Reporters sans frontières (RSF) dénonce vigoureusement la célérité avec laquelle la justice a jugé puis condamné un directeur de publication et sa collaboratrice à une peine de prison pour des faits de diffamation dans une affaire qui n’a d’autre but que de réduire au silence le média d’investigation qu’il dirige.
Le verdict est tombé à 6h30 ce vendredi matin après quinze heures d’audience mettant un terme à un procès surréaliste. Christophe Bobiokono, directeur de publication du journal Kalara, un hebdomadaire d’investigation spécialisé dans les affaires judiciaires, a été condamné à deux ans de prison avec sursis, 3800 euros d’amende et 15300 euros de dommages et intérêts pour “diffamation” et “outrage à corps constitué”. Sa collaboratrice, Irène Mbezele a écopé de la même peine de prison assortie de 2300 euros de dommages et intérêts. Au cours d’une nuit d’audience, les demandes de la défense pour prouver la bonne foi du journal ont été systématiquement rejetées.
Officiellement, l’origine de l’affaire remonte à la publication de deux articles datant d’octobre 2018 et relayant les propos qu’aurait tenus Faustine Fotso, une députée du parti au pouvoir, au cours d’un dîner. S’appuyant sur un enregistrement de ses propos à son insu par l’un des convives, le journal relate les manoeuvres qu’elle aurait utilisées pour influencer la décision des juges dans un dossier opposant deux responsables politiques de la même famille, un frère et une soeur se disputant l'héritage de leur père, Salomon Tandeng Muna, lui-même ancien Premier ministre.

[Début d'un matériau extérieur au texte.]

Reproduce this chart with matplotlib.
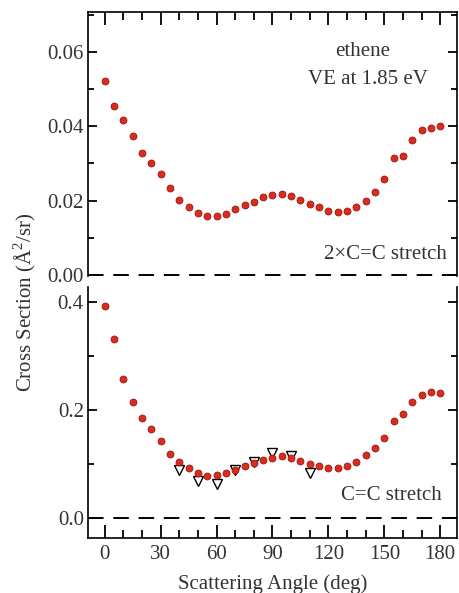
import matplotlib
matplotlib.use("Agg")
import matplotlib.pyplot as plt
from matplotlib.ticker import MultipleLocator

plt.rcParams['font.family'] = ['Liberation Serif', 'DejaVu Serif']
plt.rcParams['mathtext.fontset'] = 'custom'
plt.rcParams['mathtext.rm'] = 'Liberation Serif'

# scattering angles (deg)
angle = list(range(0, 181, 5))

# 2 x C=C stretch, upper panel
cs_2cc = [0.0523, 0.0455, 0.0416, 0.0373, 0.0329, 0.0300, 0.0273, 0.0234,
          0.0203, 0.0182, 0.0166, 0.0159, 0.0158, 0.0165, 0.0177, 0.0187,
          0.0197, 0.0209, 0.0215, 0.0218, 0.0212, 0.0201, 0.0192, 0.0183,
          0.0173, 0.0170, 0.0173, 0.0183, 0.0200, 0.0223, 0.0258, 0.0316,
          0.0320, 0.0362, 0.0389, 0.0396, 0.0401]

# C=C stretch, lower panel
cs_cc = [0.394, 0.333, 0.258, 0.215, 0.186, 0.166, 0.143, 0.119,
         0.105, 0.0935, 0.0842, 0.0793, 0.0805, 0.0842, 0.0898, 0.0966,
         0.102, 0.108, 0.112, 0.115, 0.111, 0.1065, 0.100, 0.0972,
         0.0935, 0.0929, 0.0966, 0.105, 0.117, 0.131, 0.149, 0.181,
         0.193, 0.216, 0.229, 0.234, 0.232]

# measured points (open triangles)
exp_angle = [40, 50, 60, 70, 80, 90, 100, 110]
exp_cc = [0.0904, 0.0687, 0.0644, 0.0898, 0.105, 0.121, 0.1146, 0.0842]

txt = '#333333'
red = '#d92b1f'
red_edge = '#9a1a10'

fig = plt.figure(figsize=(4.59, 5.93), dpi=100)
ax1 = fig.add_axes([0.1917, 0.5351, 0.8039, 0.4442])
ax2 = fig.add_axes([0.1917, 0.0927, 0.8039, 0.4238])

for ax in (ax1, ax2):
    ax.set_xlim(-9, 189)
    ax.axhline(0, color='black', lw=1.4, ls=(0, (8, 5)), clip_on=False, zorder=1)
    for s in ax.spines.values():
        s.set_linewidth(1.2)
    ax.xaxis.set_major_locator(MultipleLocator(30))
    ax.xaxis.set_minor_locator(MultipleLocator(10))
    ax.tick_params(axis='x', which='major', direction='in', length=9.5, width=1.3)
    ax.tick_params(axis='x', which='minor', direction='in', length=5.5, width=1.3)
    ax.tick_params(axis='y', which='major', direction='in', length=6.5, width=1.3,
                   left=True, right=True, pad=3)
    ax.tick_params(axis='y', which='minor', direction='in', length=4.3, width=1.3,
                   left=True, right=True)
    ax.tick_params(labelsize=15, labelcolor=txt)

ax1.plot(angle, cs_2cc, 'o', ms=5, mfc=red, mec=red_edge, mew=0.6, zorder=3)
ax1.set_ylim(-0.0002, 0.0707)
ax1.yaxis.set_major_locator(MultipleLocator(0.02))
ax1.yaxis.set_minor_locator(MultipleLocator(0.01))
ax1.yaxis.set_major_formatter(lambda v, p: f"{v:.2f}")
ax1.spines['bottom'].set_visible(False)
ax1.tick_params(axis='x', which='both', top=True, bottom=False, labelbottom=False)
ax1.text(0.745, 0.85, 'ethene', transform=ax1.transAxes, ha='center', va='center',
         fontsize=15, color=txt)
ax1.text(0.76, 0.745, 'VE at 1.85 eV', transform=ax1.transAxes, ha='center',
         va='center', fontsize=15, color=txt)
ax1.text(0.973, 0.08, '2×C=C stretch', transform=ax1.transAxes, ha='right',
         va='center', fontsize=15, color=txt)

ax2.plot(exp_angle, exp_cc, 'v', ms=7.5, mfc='white', mec='black', mew=1.0, zorder=2)
ax2.plot(angle, cs_cc, 'o', ms=5, mfc=red, mec=red_edge, mew=0.6, zorder=3)
ax2.set_ylim(-0.0365, 0.429)
ax2.yaxis.set_major_locator(MultipleLocator(0.2))
ax2.yaxis.set_minor_locator(MultipleLocator(0.1))
ax2.yaxis.set_major_formatter(lambda v, p: f"{v:.1f}")
ax2.spines['top'].set_visible(False)
ax2.tick_params(axis='x', which='both', top=False, bottom=True, pad=5)
ax2.text(0.96, 0.17, 'C=C stretch', transform=ax2.transAxes, ha='right',
         va='center', fontsize=15, color=txt)

fig.text(272.5 / 459, 0.006, 'Scattering Angle (deg)', ha='center', va='baseline',
         fontsize=15, color=txt)
fig.text(25 / 459, 1 - 302 / 593, 'Cross Section (Å$^{2}$/sr)', rotation=90,
         ha='center', va='center', fontsize=15, color=txt)

fig.savefig('out.png', dpi=100)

“Ce journaliste a été auditionné, jugé puis condamné à une peine extrêmement lourde en une nuit, comme s’il venait de commettre un coup d’Etat alors qu’il n’était poursuivi que pour diffamation et que les faits remontent à plus d’un an, dénonce Arnaud Froger, responsable du bureau Afrique de RSF. Ce procès expéditif et les très lourdes sanctions qui y ont été prononcées n’ont d’autre but que de réduire au silence un journaliste renommé, connu pour la qualité et le sérieux de ses enquêtes, et de tuer sa publication. Nous condamnons avec la plus grande fermeté ces méthodes indignes d’un état de droit et demandons l’annulation de cette condamnation qui porte en elle tous les signes d’une sanction politique”.
Un mandat d’arrêt a été émis contre le directeur de publication et sa collaboratrice en cas de non-paiement des sommes réclamées mais il n’a pour l’instant pas été exécuté et les deux journalistes sont ressortis libres.
La députée Faustine Fotso n’en est pas à son coup d’essai. En 2017, elle avait déjà fait condamner Lewis Medjo, directeur de publication de La Détente Libre, à six mois de prison et 1500 euros d’amende après l’avoir poursuivi pour diffamation à la suite de révélations compromettantes la concernant.
Quant au journal Kalara, il est dans régulièrement dans le collimateur des personnalités dont il dénonce les mauvaises pratiques. Joint par RSF, son directeur de publication affirme recevoir régulièrement des intimidations y compris de certains ministres.
Début décembre, l’hebdomadaire avait publié la lettre ouverte d’Amadou Vamoulké dans laquelle l’ancien directeur général de la CRTV s’interrogeait sur les motifs réels de son incarcération alors que le journaliste est en détention provisoire depuis trois ans et demi dans un procès, qui faute de preuves et d’éléments à charge, est quant à la lui bien moins expéditif... La 26e audience est prévue le 7 janvier prochain. RSF continue à demander la remise en liberté de ce journaliste malade et privé de soins appropriés depuis plusieurs mois.
Le Cameroun occupe la 131e place au Classement mondial de la liberté de la presse établi par RSF en 2019.